Silver example: In linear, the 618 retracement created a major resistance cluster at one level. In log, the 618 created resistance at a different level (the percentage-based retracement). Both levels acted as genuine resistance on the chart. So drawing Fibs in both modes gives you TWO valid zones to watch.

Pro tip: To apply Fib in log scale in TradingView, open the Fib tool settings and check "log scale."

When to Switch

  • Start in linear to identify phases and get the big picture
  • Switch to log when dealing with very long timeframes, very large price ranges, or parabolic moves
  • In log, a retracement that looks like 78.6% in linear might only be 50% in percentage terms — this changes your analysis of trend strength

Phase Analysis — Equities vs Commodities

In equities (tech, financials): The public participation phase is typically the largest.

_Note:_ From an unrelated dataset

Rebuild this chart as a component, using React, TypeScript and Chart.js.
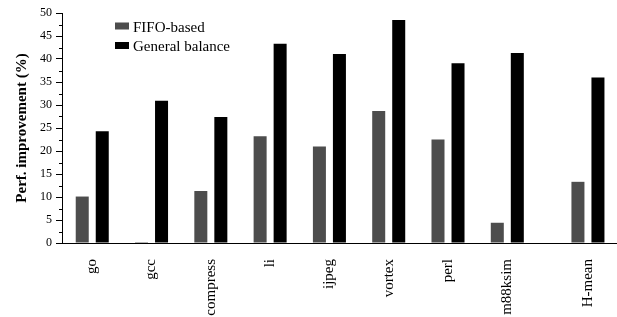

Excess phase is usually smaller.

In commodities (silver, gold, uranium): The excess phase is often the biggest — bigger than public participation. Commodities tend to have blow-off tops.

The alternation rule: If public participation is very extended (long duration), don't expect excess to also be very extended. One will be extended, the other normal. You rarely get both dramatically extended.


Wave 2 Deep / Wave 4 Shallow

  • Wave 2 retracements are notoriously deep — 618, sometimes 786. Why? Nobody knows it's wave 1 yet. Sentiment is still bearish from the prior downtrend. Everyone thinks it's just a continuation of the bear market
  • Wave 4 retracements tend to be shallower — 382 or Fib 500. The trend is now established and people are bullish, so they buy the dip earlier

This alternation is important for setting expectations and targets. If wave 2 was deep (618+), expect wave 4 to be shallow (382). If wave 2 was shallow (unusual), expect wave 4 to be deeper.


Channels as Confluency

Channels (trend lines + parallel lines) provide confluence with other tools:

  • Maximise touches when drawing channels — the more times price respects the channel boundary, the more valid it is
  • Channels don't beat S/R zones — a horizontal support/resistance zone with many touches is still the strongest level. Channels complement S/R, they don't replace it
  • When a channel boundary aligns with a Fib level AND a horizontal S/R zone = triple confluency
  • Break of channel + change of market structure + hit Fib target = the trend is over. The "nail in the coffin"

Three Channel Types (Preview for Elliott Wave)

  1. Base channel — drawn from the start
  2. Trend channel — drawn during the trend
  3. Final channel — drawn at the end

These will be covered in depth during Term 3.


The 50% Profit-Taking Strategy

When your trade hits the target zone:

  1. Take 50% off the table — lock in profit, remove risk
  2. Let the other 50% run — trail your stop loss and see where it goes
  3. If it continues beyond the target = bonus gains with zero risk (you've already banked profit)
  4. If it reverses = you've already taken half your profit and the trailing stop catches the rest

This removes the psychological battle of "should I sell all or hold all" — the answer is "both."


Preparing for Term 3: Elliott Wave

Everything from Term 1 and Term 2 translates directly:

What You Know What It Becomes in Elliott Wave
Accumulation Wave 1
First zag (deep) Wave 2
Public participation Wave 3
Second zag (shallow) Wave 4
Excess phase Wave 5
Correction (2 steps back) ABC correction

The internal counts work the same way — within wave 3, there's its own 1-2-3-4-5. Within that sub-wave 3, there's another 1-2-3-4-5. Fractals all the way down.

Corrections are where Elliott Wave gets really challenging — there are many different types. The course spends 4-5 weeks just on corrections because that's the hardest part.

The key thing you must feel comfortable with before starting Term 3: Accumulation → public participation → excess. If you can confidently identify the three phases, the numbering is just labelling what you already know.